During one of my family's reunions in South Carolina, a young woman who married a relative of mine told me she "didn't like to read," but was making herself do so for the sake of her young son. In other words, to set a good example for him. And I remember, painfully, signing one of my books for a young black man after I gave a reading somewhere, and him saying to me, "I want to be a writer but, you know, I don't like to read." When I did an event in Detroit a few years ago, the young, black woman who introduced me said one of her friends told her she was just "giving up" on trying to read Charles Johnson because she had to look up in the dictionary too many words she didn't know. And who can forget Alice Walker's memorable reply to an interviewer who asked her what her relatives thought of her books. She said, "What makes you think they read?" I could give you a thousand examples of this kind of tragic intellectual laziness among American readers, black, white and otherwise.
Like any writer, I've thought about this sad state of affairs since 1970 when I wrote my first novel. But remember my background is in philosophy, a field where the canonical texts (to say nothing of second-and-third tier works) are "invisible" to the vast majority of general readers. Since my undergraduate days, I've never read pop books or "literary pork" for pleasure. (And I just don't have the time or interest for watching 99% of what is on television.) Naturally, then, I've never had any interest in writing fluff---what writer Fred Pfeil once called "industrial fiction." The thought of "dumbing down" what I write is something I'm simply congenitally unable to do, because I write, first and foremost, in order to discover and clarify things for myself. (And that's why I write a lot; there are countless subjects I want to explore in this vast, mysterious universe we inhabit.) If I couldn't do that, then I wouldn't write.
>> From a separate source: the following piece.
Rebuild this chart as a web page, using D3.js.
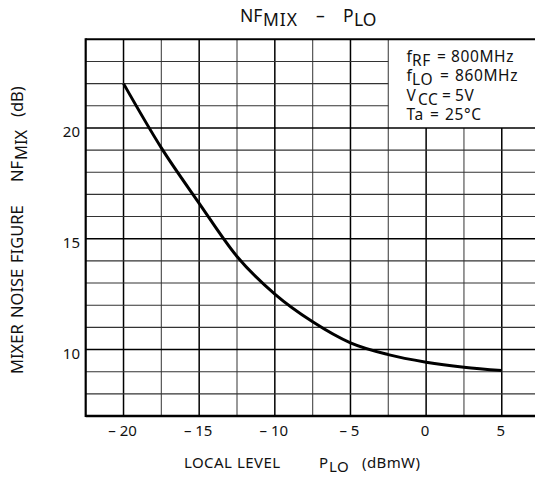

From the beginning, rather than desiring a lot of readers, I instead just wanted to have smart ones (the kind of readers who appreciate philosophical explorations and literary invention), regardless of their race, ethnicity, religion or background. I.e., people who have a background in what Matthew Arnold referred to as "the best that has been known and said in the world." Those are my ideal readers, and have been since I first put pen to paper. But I've never been critical of writers who write for sales. They have to pay their bills and put their kids through college, too. If they can do that with "pork," then I say more power to them, but the likelihood of my reading that dreck is very, very low. 
Ethelbert's Complaint (apologies to Phillip Roth), as I will call it, is a lament heard throughout the community of American poets and writers of literary fiction. And it has always been with us---this feeling that we, as literary writers, are culturally going against the grain. Melville and his associates said the same thing about "literary pork" in their day. So I don't expect the popularity of works aimed at the lowest common denominator to change in our lifetime. And I'm profoundly thankful for the literate, intelligent readers I do have.